As a Mac user I’ve had a hard time with drivers.
The latest issue is that I can’t connect my Baader Steeldrive II to Ekos.
It seems that I‘m the only person using INDI on Mac with Baader, so I don’t think that problem will be solved soonish.
Now I‘m thinking about going the easy way buying a laptop and use ASCOM.
Or buy a Raspberry 4 and Stellarmate still using my MacBook Pro to connect and control my hardware.
Currently I have connected my 10Micron 1000 to ethernet and my focuser and ASI to USB.
My MacBook is connected to my WiFi.
Question: If I connect camera and focuser to the Raspberry with Stellarmate and the Raspberry to Ethernet and use my Mac to control everything. Will my (Mac only) problems solved?
Short answer: yes.
I am coming from the other direction, having used a local headless computer (Fitlet, lets say a RPi on steroids) with all connections and connecting from a Mac. With the new M1 Macs I had hoped that a Mac mini at the scope would make a great user experience. But I am running into similar connectivity issues as you describe, also with a focuser (Esatto).

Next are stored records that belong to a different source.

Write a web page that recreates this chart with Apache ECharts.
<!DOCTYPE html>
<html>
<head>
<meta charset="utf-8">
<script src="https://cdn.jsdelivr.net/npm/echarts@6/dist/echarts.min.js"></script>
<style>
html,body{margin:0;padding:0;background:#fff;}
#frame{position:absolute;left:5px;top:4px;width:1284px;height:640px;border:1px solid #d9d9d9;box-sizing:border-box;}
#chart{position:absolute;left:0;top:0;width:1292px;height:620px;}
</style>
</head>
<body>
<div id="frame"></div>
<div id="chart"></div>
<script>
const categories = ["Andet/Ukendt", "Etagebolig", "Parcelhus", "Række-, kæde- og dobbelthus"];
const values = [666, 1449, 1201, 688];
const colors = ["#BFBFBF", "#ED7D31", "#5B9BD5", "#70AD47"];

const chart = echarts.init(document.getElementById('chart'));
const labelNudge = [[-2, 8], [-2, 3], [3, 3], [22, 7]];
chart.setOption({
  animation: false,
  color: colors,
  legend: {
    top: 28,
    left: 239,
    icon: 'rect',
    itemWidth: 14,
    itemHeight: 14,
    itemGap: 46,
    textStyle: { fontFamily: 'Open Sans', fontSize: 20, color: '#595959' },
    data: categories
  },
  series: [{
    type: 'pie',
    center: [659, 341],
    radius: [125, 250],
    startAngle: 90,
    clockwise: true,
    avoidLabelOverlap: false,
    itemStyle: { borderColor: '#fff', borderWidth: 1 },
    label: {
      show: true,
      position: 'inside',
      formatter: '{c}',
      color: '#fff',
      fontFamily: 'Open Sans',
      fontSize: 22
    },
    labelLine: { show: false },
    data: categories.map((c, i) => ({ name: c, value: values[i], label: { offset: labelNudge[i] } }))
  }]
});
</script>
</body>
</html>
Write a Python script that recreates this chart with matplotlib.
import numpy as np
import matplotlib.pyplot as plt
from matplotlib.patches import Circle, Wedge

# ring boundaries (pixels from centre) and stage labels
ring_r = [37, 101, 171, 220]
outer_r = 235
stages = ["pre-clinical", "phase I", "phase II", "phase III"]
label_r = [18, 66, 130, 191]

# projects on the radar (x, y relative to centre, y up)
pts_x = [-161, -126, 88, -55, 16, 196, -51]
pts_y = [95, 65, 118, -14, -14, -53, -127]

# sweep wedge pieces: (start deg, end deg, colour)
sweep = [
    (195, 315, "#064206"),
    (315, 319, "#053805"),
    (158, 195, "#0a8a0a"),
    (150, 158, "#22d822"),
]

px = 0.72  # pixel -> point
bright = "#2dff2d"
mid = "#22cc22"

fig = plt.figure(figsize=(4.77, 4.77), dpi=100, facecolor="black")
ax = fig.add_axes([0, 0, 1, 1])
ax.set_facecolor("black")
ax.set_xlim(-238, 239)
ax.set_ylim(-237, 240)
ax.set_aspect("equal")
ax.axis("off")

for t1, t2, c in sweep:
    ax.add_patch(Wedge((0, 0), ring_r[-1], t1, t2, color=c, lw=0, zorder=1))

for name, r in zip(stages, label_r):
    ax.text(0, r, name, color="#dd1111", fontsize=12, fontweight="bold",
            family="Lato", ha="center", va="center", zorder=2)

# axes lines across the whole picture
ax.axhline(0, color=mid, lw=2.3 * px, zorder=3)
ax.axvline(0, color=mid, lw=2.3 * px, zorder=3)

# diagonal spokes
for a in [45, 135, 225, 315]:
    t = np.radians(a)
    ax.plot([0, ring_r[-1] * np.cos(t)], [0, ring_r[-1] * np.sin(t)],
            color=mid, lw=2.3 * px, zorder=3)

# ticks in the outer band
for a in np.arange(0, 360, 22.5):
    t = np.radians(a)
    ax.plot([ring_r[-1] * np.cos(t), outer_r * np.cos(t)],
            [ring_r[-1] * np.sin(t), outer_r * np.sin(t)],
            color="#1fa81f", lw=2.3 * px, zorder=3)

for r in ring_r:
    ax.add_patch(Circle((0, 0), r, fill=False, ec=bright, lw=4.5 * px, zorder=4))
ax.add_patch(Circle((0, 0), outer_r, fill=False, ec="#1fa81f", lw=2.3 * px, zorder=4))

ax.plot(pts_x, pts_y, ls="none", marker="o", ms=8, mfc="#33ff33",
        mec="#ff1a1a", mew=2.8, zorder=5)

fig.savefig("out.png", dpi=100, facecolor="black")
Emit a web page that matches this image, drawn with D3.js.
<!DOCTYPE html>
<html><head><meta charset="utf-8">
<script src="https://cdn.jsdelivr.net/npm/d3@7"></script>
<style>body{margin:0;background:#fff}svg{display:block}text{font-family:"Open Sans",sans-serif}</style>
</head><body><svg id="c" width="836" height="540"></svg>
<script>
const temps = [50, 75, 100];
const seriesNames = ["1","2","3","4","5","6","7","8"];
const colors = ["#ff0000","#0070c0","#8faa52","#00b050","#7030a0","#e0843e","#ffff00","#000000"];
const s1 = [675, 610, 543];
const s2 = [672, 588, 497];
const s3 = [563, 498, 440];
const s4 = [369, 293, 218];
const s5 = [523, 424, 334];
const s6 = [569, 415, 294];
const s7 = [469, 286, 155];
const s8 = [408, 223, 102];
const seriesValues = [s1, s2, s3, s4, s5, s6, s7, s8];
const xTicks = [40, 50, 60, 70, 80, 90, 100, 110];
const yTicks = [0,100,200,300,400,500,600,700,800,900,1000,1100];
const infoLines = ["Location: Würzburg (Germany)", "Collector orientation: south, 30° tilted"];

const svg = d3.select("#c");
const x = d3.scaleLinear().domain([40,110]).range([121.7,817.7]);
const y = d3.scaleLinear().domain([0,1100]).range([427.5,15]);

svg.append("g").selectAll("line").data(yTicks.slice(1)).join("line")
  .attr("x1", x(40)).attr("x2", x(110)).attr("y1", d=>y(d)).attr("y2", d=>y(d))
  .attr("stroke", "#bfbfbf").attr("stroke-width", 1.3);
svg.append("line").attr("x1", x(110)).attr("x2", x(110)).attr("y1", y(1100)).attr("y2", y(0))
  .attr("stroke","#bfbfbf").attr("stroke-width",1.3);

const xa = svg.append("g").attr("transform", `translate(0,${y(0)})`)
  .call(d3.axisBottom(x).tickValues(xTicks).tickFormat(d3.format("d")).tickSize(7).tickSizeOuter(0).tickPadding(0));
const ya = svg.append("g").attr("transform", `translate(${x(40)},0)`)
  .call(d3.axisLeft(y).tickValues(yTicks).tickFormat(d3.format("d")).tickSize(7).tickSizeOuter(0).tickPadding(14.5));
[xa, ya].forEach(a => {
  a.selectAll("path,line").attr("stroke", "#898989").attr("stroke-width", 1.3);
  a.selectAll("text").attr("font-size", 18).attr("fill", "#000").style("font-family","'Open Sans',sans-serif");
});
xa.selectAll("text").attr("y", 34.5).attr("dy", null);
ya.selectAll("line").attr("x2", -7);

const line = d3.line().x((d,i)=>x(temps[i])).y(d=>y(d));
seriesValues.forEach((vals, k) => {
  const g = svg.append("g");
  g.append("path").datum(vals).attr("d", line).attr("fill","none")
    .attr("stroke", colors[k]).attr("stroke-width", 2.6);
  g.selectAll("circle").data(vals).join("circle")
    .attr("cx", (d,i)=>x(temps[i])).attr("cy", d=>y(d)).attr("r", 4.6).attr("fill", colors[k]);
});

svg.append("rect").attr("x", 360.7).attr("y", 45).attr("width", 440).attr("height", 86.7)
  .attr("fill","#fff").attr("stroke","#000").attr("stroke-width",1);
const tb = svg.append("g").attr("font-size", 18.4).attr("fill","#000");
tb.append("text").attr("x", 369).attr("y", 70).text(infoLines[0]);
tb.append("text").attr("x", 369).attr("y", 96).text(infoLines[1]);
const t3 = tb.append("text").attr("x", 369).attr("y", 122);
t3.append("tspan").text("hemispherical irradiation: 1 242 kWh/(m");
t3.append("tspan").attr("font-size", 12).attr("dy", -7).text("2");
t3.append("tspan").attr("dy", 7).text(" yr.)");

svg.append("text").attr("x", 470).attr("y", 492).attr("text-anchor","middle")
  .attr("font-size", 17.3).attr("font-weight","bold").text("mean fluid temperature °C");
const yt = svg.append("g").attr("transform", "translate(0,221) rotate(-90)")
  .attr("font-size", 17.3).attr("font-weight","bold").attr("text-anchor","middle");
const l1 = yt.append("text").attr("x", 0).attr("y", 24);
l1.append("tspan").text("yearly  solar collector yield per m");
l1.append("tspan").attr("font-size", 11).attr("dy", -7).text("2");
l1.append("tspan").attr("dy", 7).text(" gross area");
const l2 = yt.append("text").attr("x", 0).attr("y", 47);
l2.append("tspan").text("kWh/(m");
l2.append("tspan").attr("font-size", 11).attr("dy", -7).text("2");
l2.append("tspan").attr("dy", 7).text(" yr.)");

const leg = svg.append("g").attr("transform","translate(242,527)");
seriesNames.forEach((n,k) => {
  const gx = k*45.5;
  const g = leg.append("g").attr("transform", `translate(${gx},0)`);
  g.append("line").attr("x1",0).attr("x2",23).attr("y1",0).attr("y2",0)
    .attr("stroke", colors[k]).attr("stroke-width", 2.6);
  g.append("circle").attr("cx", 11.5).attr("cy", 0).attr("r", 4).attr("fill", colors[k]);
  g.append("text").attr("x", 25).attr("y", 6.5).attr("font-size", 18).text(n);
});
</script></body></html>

Using RPi as server where the devices connect to and connecting remote from your Macbook running KStars/Ekos is a great setup. And driver/connectivity issues will always pop up from time to time, but generally it has been a smooth ride. Only thing is if your camera sensors becomes bigger, and larger files need to be sent over, transfer speed may become prohibitive. You seem to have a lot of hardwired ethernet connections, so should be good. I've found an ASI1600 to work perfectly, but my ASI6200 takes too long to transfer the files. So I run everything KStars/Ekos on the Fitlet and use VNC viewer on the Mac to control.
I run my setup with a locally mounted Raspberry Pi 4 (Astroberry from SSD) and talk to it from the house via Ethernet with my MacBook. The issues I had with WiFi reliability went away with the wired connection. I did have to add a 12V powered USB 3 hub to ensure proper voltage levels for the bus powered USB devices. The Pi is powered by an up-rated 5V supply to prevent under voltage events.
The issues now are typically weather related than computer related - a nice change.